## What needs to be done
Omit the pictures and print exactly the lines of the listing below, starting at the first and ending at the line containing "plt.rcParams['axes.unicode_minus'] = False".

## Dataset records
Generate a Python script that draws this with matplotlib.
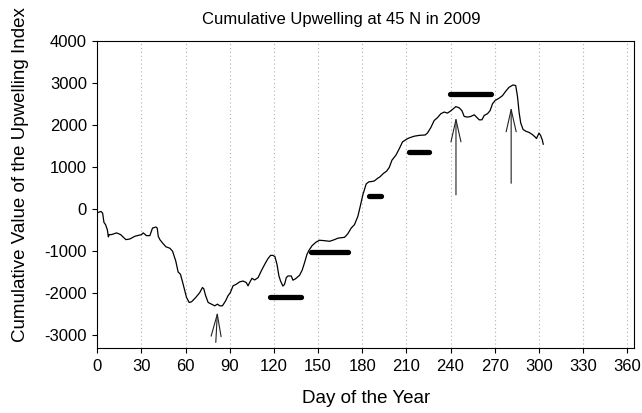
import matplotlib
matplotlib.use("Agg")
from matplotlib import pyplot as plt

plt.rcParams['font.family'] = ['Liberation Sans', 'DejaVu Sans']
plt.rcParams['axes.unicode_minus'] = False

# cumulative upwelling index
days = [0.5, 2.5, 3.6, 4.5, 5.6, 6.8, 7.5, 8.1, 9.7, 13.1, 15.8, 19.4, 22.1, 25.5,
        30.0, 31.2, 33.4, 35.7, 37.5, 39.8, 40.7, 41.4, 42.5, 44.3, 46.6, 49.3,
        51.1, 53.3, 54.9, 56.5, 58.3, 60.6, 62.4, 64.0, 66.9, 69.6, 71.4, 72.3,
        73.6, 75.3, 77.5, 79.8, 81.6, 83.2, 85.0, 87.2, 88.8, 90.4, 92.2, 94.5,
        96.7, 99.0, 101.2, 102.4, 103.5, 105.1, 106.9, 109.2, 111.4, 113.7, 115.9,
        117.7, 119.3, 120.7, 122.1, 123.4, 124.5, 126.1, 127.2, 128.4, 129.5,
        131.8, 132.9, 134.7, 137.4, 139.2, 140.8, 142.4, 143.8, 146.0, 148.8,
        151.0, 154.4, 157.8, 161.2, 163.5, 168.0, 170.2, 172.5, 174.7, 177.0,
        178.6, 180.4, 182.7, 184.5, 186.0, 188.2, 190.5, 192.1, 194.4, 196.6,
        198.4, 200.2, 202.9, 205.2, 207.4, 210.2, 211.9, 215.3, 218.7, 222.8,
        224.3, 226.6, 228.9, 231.1, 233.4, 235.7, 237.9, 239.8, 241.8, 243.6,
        245.9, 247.7, 249.3, 251.5, 253.8, 256.1, 257.2, 259.5, 261.3, 262.9,
        265.1, 266.9, 268.5, 270.3, 273.0, 275.3, 277.5, 279.8, 282.5, 284.3,
        285.5, 286.6, 287.7, 289.3, 291.1, 293.4, 295.6, 297.4, 298.4, 300.1,
        301.2, 302.4, 303.0]
values = [-80, -55, -95, -315, -370, -490, -660, -605, -605, -565, -605, -725, -710, -645,
          -605, -565, -630, -630, -450, -425, -450, -645, -725, -805, -895, -930,
          -1000, -1235, -1495, -1550, -1785, -2100, -2220, -2205, -2100, -1985, -1865, -1890,
          -2060, -2220, -2260, -2300, -2260, -2300, -2300, -2180, -2060, -1985, -1825, -1785,
          -1730, -1710, -1745, -1825, -1745, -1645, -1685, -1630, -1470, -1315, -1180,
          -1100, -1100, -1130, -1318, -1590, -1710, -1830, -1790, -1630, -1590,
          -1590, -1690, -1655, -1575, -1450, -1275, -1080, -980, -865, -780,
          -740, -750, -765, -725, -690, -670, -585, -450, -370, -175,
          60, 340, 600, 650, 655, 670, 735, 770, 850, 905,
          995, 1165, 1285, 1440, 1600, 1665, 1695, 1735, 1755, 1765,
          1810, 1940, 2110, 2175, 2270, 2310, 2285, 2330, 2385, 2440,
          2410, 2345, 2205, 2190, 2205, 2245, 2205, 2125, 2125, 2230,
          2270, 2345, 2505, 2585, 2640, 2700, 2805, 2900, 2955, 2940,
          2680, 2300, 2050, 1895, 1855, 1825, 1775, 1720, 1680, 1810,
          1755, 1640, 1545]

# thick horizontal bars: start day, end day, level
bar_start = [117, 145, 184.5, 212, 239.5]
bar_end = [138.5, 170, 193, 225.5, 267.5]
bar_level = [-2100, -1030, 310, 1350, 2745]

# arrows: tail (day, value) -> tip (day, value)
arrow_tail = [(80.5, -3170), (243.7, 340), (281.2, 615)]
arrow_tip = [(81.6, -2440), (243.7, 2190), (281.2, 2430)]

xticks = list(range(0, 361, 30))
yticks = list(range(-3000, 4001, 1000))

fig = plt.figure(figsize=(6.42, 4.13), dpi=100)
ax = fig.add_axes([0.1516, 0.1567, 0.8367, 0.744])

for x in xticks[1:]:
    ax.axvline(x, color="#b0b0b0", lw=0.8, ls=(0, (1, 2.5)), zorder=0)

ax.plot(days, values, color="black", lw=0.9)

for x0, x1, y in zip(bar_start, bar_end, bar_level):
    ax.plot([x0, x1], [y, y], color="black", lw=3.8, solid_capstyle="round")

for tail, tip in zip(arrow_tail, arrow_tip):
    ax.annotate("", xy=tip, xytext=tail,
                arrowprops=dict(arrowstyle="->,head_length=1.6,head_width=0.36",
                                color="#222222", lw=0.8, shrinkA=0, shrinkB=0,
                                mutation_scale=10))

ax.set_xlim(0, 365)
ax.set_ylim(-3310, 4000)
ax.set_xticks(xticks)
ax.set_yticks(yticks)
ax.tick_params(direction="out", length=3.5, width=0.8, labelsize=12, pad=4)
for s in ax.spines.values():
    s.set_linewidth(0.8)

ax.set_title("Cumulative Upwelling at 45 N in 2009", fontsize=12, pad=12, x=0.454)
ax.set_xlabel("Day of the Year", fontsize=13.5, labelpad=12)
ax.set_ylabel("Cumulative Value of the Upwelling Index", fontsize=13.5)
ax.yaxis.set_label_coords(-0.128, 0.565)

fig.savefig("out.png", dpi=100)
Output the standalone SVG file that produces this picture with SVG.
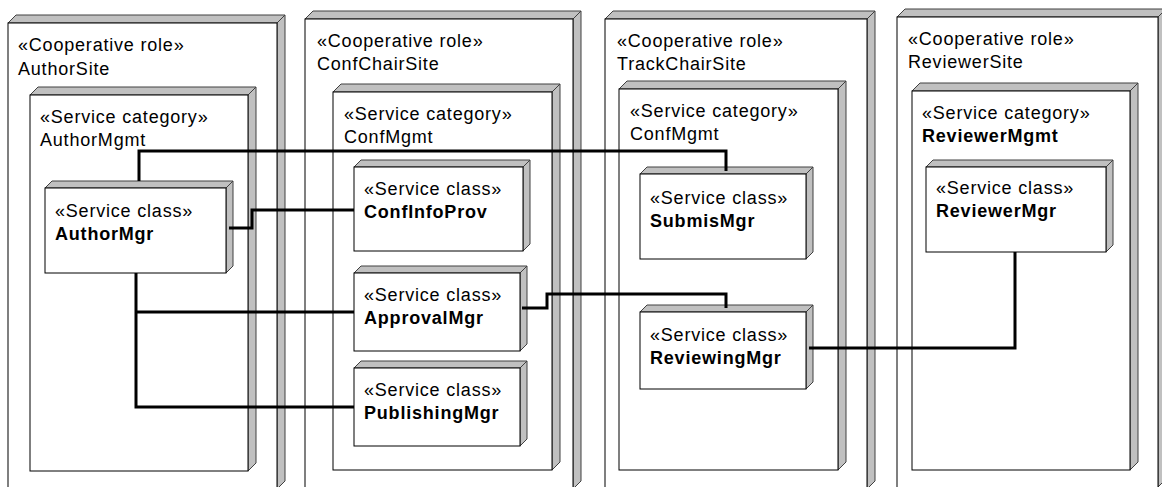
<svg xmlns="http://www.w3.org/2000/svg" width="1162" height="487" viewBox="0 0 1162 487">
<style>
.front{fill:#ffffff;stroke:#000000;stroke-width:1}
.side{fill:#c0c0c0;stroke:#404040;stroke-width:1;stroke-linejoin:miter}
.t{font-family:"Liberation Sans",Arial,sans-serif;font-size:18px;letter-spacing:0.8px;fill:#000000}
.b{font-weight:bold}
.conn{fill:none;stroke:#000000;stroke-width:3;stroke-linejoin:miter;stroke-linecap:butt}
</style>
<rect x="0" y="0" width="1162" height="487" fill="#ffffff"/>

<g id="AuthorSite">
<polygon class="side" points="8,23 16,15 285,15 277,23"/>
<polygon class="side" points="277,23 285,15 285,481 277,489"/>
<rect class="front" x="8" y="23" width="269" height="466"/>
<text class="t" x="18" y="51">«Cooperative role»</text>
<text class="t" x="18" y="75">AuthorSite</text>
</g>
<g id="ConfChairSite">
<polygon class="side" points="305,19 313,11 581,11 573,19"/>
<polygon class="side" points="573,19 581,11 581,481 573,489"/>
<rect class="front" x="305" y="19" width="268" height="470"/>
<text class="t" x="317" y="47">«Cooperative role»</text>
<text class="t" x="317" y="70">ConfChairSite</text>
</g>
<g id="TrackChairSite">
<polygon class="side" points="605,19 613,11 875,11 867,19"/>
<polygon class="side" points="867,19 875,11 875,481 867,489"/>
<rect class="front" x="605" y="19" width="262" height="470"/>
<text class="t" x="617" y="47">«Cooperative role»</text>
<text class="t" x="617" y="70">TrackChairSite</text>
</g>
<g id="ReviewerSite">
<polygon class="side" points="897,17 905,9 1166,9 1158,17"/>
<polygon class="side" points="1158,17 1166,9 1166,479 1158,487"/>
<rect class="front" x="897" y="17" width="261" height="472"/>
<text class="t" x="908" y="45">«Cooperative role»</text>
<text class="t" x="908" y="68">ReviewerSite</text>
</g>

<g id="AuthorMgmt">
<polygon class="side" points="30,95 38,87 256,87 248,95"/>
<polygon class="side" points="248,95 256,87 256,463 248,471"/>
<rect class="front" x="30" y="95" width="218" height="376"/>
<text class="t" x="40" y="123">«Service category»</text>
<text class="t" x="40" y="146">AuthorMgmt</text>
</g>
<g id="ConfMgmt1">
<polygon class="side" points="333,92 341,84 560,84 552,92"/>
<polygon class="side" points="552,92 560,84 560,462 552,470"/>
<rect class="front" x="333" y="92" width="219" height="378"/>
<text class="t" x="344" y="120">«Service category»</text>
<text class="t" x="344" y="143">ConfMgmt</text>
</g>
<g id="ConfMgmt2">
<polygon class="side" points="619,89 627,81 846,81 838,89"/>
<polygon class="side" points="838,89 846,81 846,462 838,470"/>
<rect class="front" x="619" y="89" width="219" height="381"/>
<text class="t" x="630" y="117">«Service category»</text>
<text class="t" x="630" y="140">ConfMgmt</text>
</g>
<g id="ReviewerMgmt">
<polygon class="side" points="912,91 920,83 1138,83 1130,91"/>
<polygon class="side" points="1130,91 1138,83 1138,462 1130,470"/>
<rect class="front" x="912" y="91" width="218" height="379"/>
<text class="t" x="922" y="119">«Service category»</text>
<text class="t b" x="922" y="142">ReviewerMgmt</text>
</g>

<g id="AuthorMgr">
<polygon class="side" points="45,188 52,181 233,181 226,188"/>
<polygon class="side" points="226,188 233,181 233,266 226,273"/>
<rect class="front" x="45" y="188" width="181" height="85"/>
<text class="t" x="55" y="217">«Service class»</text>
<text class="t b" x="55" y="240">AuthorMgr</text>
</g>
<g id="ConfInfoProv">
<polygon class="side" points="354,167 361,160 530,160 523,167"/>
<polygon class="side" points="523,167 530,160 530,244 523,251"/>
<rect class="front" x="354" y="167" width="169" height="84"/>
<text class="t" x="364" y="195">«Service class»</text>
<text class="t b" x="364" y="218">ConfInfoProv</text>
</g>
<g id="ApprovalMgr">
<polygon class="side" points="354,273 361,266 527,266 520,273"/>
<polygon class="side" points="520,273 527,266 527,344 520,351"/>
<rect class="front" x="354" y="273" width="166" height="78"/>
<text class="t" x="364" y="301">«Service class»</text>
<text class="t b" x="364" y="324">ApprovalMgr</text>
</g>
<g id="PublishingMgr">
<polygon class="side" points="354,368 361,361 527,361 520,368"/>
<polygon class="side" points="520,368 527,361 527,439 520,446"/>
<rect class="front" x="354" y="368" width="166" height="78"/>
<text class="t" x="364" y="396">«Service class»</text>
<text class="t b" x="364" y="419">PublishingMgr</text>
</g>
<g id="SubmisMgr">
<polygon class="side" points="640,174 647,167 813,167 806,174"/>
<polygon class="side" points="806,174 813,167 813,252 806,259"/>
<rect class="front" x="640" y="174" width="166" height="85"/>
<text class="t" x="650" y="204">«Service class»</text>
<text class="t b" x="650" y="227">SubmisMgr</text>
</g>
<g id="ReviewingMgr">
<polygon class="side" points="640,312 647,305 813,305 806,312"/>
<polygon class="side" points="806,312 813,305 813,382 806,389"/>
<rect class="front" x="640" y="312" width="166" height="77"/>
<text class="t" x="650" y="341">«Service class»</text>
<text class="t b" x="650" y="364">ReviewingMgr</text>
</g>
<g id="ReviewerMgr">
<polygon class="side" points="926,167 933,160 1113,160 1106,167"/>
<polygon class="side" points="1106,167 1113,160 1113,245 1106,252"/>
<rect class="front" x="926" y="167" width="180" height="85"/>
<text class="t" x="936" y="194">«Service class»</text>
<text class="t b" x="936" y="217">ReviewerMgr</text>
</g>

<g id="connectors">
<path class="conn" d="M139,181 V151 H726 V171"/>
<path class="conn" d="M229,228 H252 V210 H354"/>
<path class="conn" d="M136,273 V407 H354"/>
<path class="conn" d="M136,312 H354"/>
<path class="conn" d="M522,308 H547 V294 H726 V308"/>
<path class="conn" d="M809,348 H1015 V252"/>
</g>
</svg>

## Result
Generate a Python script that draws this with matplotlib.
import matplotlib
matplotlib.use("Agg")
from matplotlib import pyplot as plt

plt.rcParams['font.family'] = ['Liberation Sans', 'DejaVu Sans']
plt.rcParams['axes.unicode_minus'] = False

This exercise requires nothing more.